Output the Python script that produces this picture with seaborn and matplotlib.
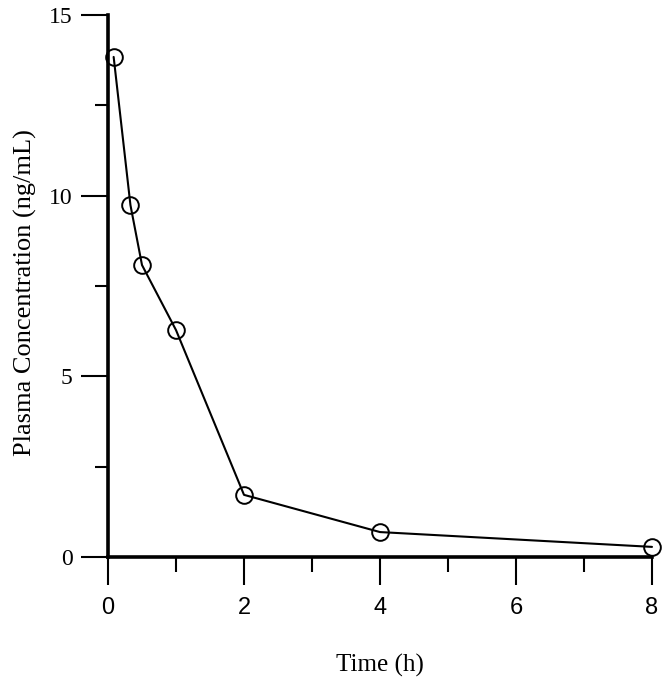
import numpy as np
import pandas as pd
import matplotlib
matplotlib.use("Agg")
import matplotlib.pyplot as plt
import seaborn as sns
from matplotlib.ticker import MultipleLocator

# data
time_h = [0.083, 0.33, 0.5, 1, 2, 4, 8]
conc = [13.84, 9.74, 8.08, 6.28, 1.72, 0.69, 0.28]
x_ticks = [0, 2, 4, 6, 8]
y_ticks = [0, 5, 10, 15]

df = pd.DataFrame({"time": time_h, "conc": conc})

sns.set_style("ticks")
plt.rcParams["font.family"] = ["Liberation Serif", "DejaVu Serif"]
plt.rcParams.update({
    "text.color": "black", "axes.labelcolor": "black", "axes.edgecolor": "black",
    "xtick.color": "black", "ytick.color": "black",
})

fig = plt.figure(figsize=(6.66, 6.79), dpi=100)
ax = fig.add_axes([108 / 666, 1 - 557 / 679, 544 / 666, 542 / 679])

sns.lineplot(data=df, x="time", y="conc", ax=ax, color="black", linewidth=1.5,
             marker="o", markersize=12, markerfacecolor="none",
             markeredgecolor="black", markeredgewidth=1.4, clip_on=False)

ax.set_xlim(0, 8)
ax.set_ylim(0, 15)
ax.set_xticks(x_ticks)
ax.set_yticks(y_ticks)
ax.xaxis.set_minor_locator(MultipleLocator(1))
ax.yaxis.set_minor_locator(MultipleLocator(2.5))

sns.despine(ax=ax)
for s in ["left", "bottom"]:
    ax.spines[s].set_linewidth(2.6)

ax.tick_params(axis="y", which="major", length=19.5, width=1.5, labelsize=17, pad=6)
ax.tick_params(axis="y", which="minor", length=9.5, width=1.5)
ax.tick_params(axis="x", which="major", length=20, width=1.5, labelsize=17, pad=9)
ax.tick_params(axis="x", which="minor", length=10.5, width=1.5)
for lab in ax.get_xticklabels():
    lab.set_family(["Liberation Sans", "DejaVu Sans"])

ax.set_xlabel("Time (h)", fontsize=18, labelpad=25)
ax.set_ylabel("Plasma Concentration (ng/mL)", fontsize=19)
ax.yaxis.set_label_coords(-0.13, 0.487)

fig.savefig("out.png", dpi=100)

┄┄┄┄┄┄┄┄┄┄

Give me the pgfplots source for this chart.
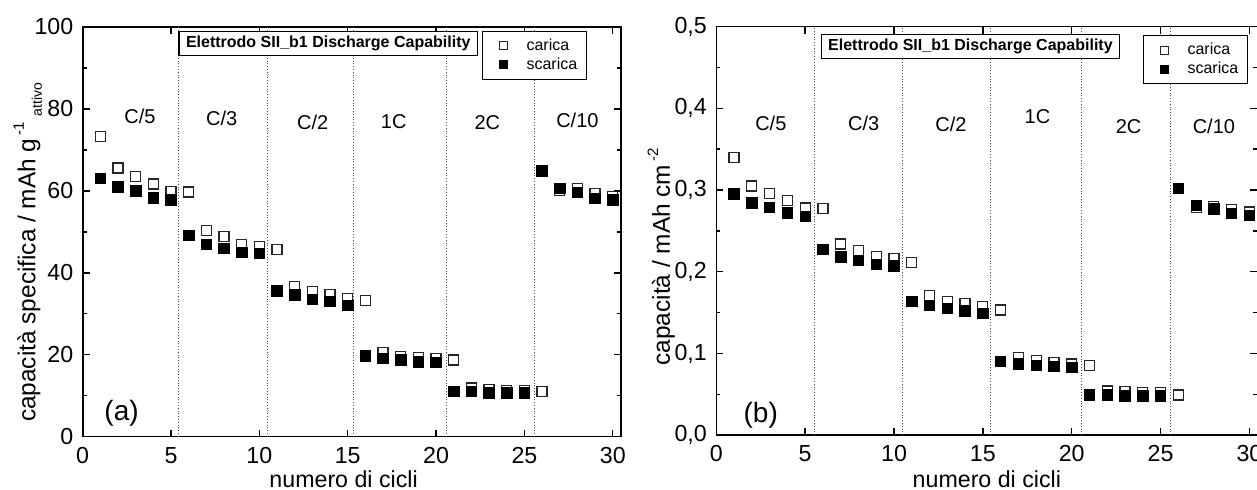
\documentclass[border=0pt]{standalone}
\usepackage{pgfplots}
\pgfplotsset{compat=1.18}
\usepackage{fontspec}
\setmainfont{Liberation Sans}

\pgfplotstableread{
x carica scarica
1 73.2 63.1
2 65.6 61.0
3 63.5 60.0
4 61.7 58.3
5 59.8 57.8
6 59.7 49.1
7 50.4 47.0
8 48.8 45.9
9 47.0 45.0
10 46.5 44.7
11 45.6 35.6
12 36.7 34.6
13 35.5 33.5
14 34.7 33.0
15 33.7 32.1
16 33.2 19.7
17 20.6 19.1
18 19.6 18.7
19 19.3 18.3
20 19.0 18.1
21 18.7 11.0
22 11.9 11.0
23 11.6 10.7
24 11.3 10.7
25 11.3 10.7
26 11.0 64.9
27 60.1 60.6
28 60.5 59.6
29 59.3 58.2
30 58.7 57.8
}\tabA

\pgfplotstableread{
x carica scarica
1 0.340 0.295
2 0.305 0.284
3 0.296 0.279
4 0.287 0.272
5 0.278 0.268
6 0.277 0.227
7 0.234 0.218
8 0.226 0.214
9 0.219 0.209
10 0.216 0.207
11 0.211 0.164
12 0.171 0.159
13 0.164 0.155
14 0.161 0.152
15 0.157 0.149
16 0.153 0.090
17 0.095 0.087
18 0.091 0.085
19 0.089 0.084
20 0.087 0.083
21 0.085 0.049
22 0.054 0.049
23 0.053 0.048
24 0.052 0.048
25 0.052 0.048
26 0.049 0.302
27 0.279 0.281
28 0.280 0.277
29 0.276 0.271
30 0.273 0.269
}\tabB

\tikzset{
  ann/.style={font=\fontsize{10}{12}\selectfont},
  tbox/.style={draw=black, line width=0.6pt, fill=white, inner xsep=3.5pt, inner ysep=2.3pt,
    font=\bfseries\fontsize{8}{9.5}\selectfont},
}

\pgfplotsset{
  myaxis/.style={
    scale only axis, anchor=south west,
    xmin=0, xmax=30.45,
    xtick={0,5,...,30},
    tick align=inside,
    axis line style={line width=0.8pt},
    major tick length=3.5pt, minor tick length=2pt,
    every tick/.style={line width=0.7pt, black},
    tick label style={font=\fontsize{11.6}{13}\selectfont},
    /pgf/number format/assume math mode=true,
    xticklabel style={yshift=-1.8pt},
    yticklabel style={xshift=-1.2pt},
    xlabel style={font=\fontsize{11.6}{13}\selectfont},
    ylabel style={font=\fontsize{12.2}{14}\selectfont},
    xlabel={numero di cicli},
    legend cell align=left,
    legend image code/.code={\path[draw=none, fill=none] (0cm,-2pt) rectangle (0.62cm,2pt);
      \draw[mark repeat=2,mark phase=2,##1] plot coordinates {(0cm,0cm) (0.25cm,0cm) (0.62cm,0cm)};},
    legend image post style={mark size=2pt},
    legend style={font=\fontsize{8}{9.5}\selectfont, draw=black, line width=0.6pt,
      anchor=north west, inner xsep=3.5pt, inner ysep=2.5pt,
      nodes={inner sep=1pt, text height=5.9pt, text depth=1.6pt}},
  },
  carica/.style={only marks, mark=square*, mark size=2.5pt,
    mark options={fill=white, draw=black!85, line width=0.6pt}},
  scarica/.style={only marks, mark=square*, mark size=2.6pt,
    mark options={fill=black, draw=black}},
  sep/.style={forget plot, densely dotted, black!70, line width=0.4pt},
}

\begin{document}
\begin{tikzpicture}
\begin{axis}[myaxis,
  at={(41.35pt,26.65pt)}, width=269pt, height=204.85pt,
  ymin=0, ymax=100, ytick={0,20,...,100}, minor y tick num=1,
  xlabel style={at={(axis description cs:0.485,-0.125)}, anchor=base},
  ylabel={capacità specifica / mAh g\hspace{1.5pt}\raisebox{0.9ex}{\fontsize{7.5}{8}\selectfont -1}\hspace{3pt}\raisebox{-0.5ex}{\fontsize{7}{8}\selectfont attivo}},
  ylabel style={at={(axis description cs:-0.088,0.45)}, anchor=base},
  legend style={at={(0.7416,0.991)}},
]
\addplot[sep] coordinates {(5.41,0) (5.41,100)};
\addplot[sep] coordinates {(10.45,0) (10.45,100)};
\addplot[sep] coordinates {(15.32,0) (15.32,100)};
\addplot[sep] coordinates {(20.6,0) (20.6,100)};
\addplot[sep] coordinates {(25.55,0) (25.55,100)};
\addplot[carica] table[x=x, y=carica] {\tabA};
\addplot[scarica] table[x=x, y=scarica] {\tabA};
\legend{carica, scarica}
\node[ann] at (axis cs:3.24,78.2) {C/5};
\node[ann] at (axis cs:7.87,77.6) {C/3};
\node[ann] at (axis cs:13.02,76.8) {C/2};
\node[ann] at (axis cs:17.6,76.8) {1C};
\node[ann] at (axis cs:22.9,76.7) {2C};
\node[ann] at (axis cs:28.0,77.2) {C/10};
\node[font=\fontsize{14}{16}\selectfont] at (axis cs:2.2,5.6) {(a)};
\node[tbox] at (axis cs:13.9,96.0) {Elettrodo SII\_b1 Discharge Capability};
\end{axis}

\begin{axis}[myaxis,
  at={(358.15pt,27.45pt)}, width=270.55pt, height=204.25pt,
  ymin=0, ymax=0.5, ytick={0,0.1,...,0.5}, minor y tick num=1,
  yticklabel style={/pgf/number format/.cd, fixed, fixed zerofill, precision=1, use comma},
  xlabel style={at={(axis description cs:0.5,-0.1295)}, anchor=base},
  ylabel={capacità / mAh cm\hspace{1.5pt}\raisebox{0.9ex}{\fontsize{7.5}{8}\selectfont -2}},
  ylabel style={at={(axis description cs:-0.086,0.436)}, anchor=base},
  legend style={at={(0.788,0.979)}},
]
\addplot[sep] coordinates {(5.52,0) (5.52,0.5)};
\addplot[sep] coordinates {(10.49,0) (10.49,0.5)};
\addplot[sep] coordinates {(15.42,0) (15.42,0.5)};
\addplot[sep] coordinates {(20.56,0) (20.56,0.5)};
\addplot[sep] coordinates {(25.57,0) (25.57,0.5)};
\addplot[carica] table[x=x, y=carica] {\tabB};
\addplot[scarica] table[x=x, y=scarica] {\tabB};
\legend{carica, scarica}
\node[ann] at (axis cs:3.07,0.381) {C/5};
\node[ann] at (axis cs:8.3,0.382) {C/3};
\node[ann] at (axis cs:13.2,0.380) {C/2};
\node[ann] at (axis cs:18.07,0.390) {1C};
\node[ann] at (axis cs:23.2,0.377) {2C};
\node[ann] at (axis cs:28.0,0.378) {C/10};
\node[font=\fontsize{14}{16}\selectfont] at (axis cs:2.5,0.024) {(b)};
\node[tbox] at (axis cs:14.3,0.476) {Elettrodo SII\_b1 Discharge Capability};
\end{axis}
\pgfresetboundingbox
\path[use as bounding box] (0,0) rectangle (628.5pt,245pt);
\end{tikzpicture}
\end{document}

┄┄┄┄┄┄┄┄┄┄

**PROBLEM DESCRIPTION**
Skip all pictures. Retype exactly the span whose first line is the one with "Output the Python" and whose last line is the one with "ax.spines[s].set_linewidth(2.6)".

**ANSWER TO THIS PROBLEM**
Output the Python script that produces this picture with seaborn and matplotlib.
import numpy as np
import pandas as pd
import matplotlib
matplotlib.use("Agg")
import matplotlib.pyplot as plt
import seaborn as sns
from matplotlib.ticker import MultipleLocator

# data
time_h = [0.083, 0.33, 0.5, 1, 2, 4, 8]
conc = [13.84, 9.74, 8.08, 6.28, 1.72, 0.69, 0.28]
x_ticks = [0, 2, 4, 6, 8]
y_ticks = [0, 5, 10, 15]

df = pd.DataFrame({"time": time_h, "conc": conc})

sns.set_style("ticks")
plt.rcParams["font.family"] = ["Liberation Serif", "DejaVu Serif"]
plt.rcParams.update({
    "text.color": "black", "axes.labelcolor": "black", "axes.edgecolor": "black",
    "xtick.color": "black", "ytick.color": "black",
})

fig = plt.figure(figsize=(6.66, 6.79), dpi=100)
ax = fig.add_axes([108 / 666, 1 - 557 / 679, 544 / 666, 542 / 679])

sns.lineplot(data=df, x="time", y="conc", ax=ax, color="black", linewidth=1.5,
             marker="o", markersize=12, markerfacecolor="none",
             markeredgecolor="black", markeredgewidth=1.4, clip_on=False)

ax.set_xlim(0, 8)
ax.set_ylim(0, 15)
ax.set_xticks(x_ticks)
ax.set_yticks(y_ticks)
ax.xaxis.set_minor_locator(MultipleLocator(1))
ax.yaxis.set_minor_locator(MultipleLocator(2.5))

sns.despine(ax=ax)
for s in ["left", "bottom"]:
    ax.spines[s].set_linewidth(2.6)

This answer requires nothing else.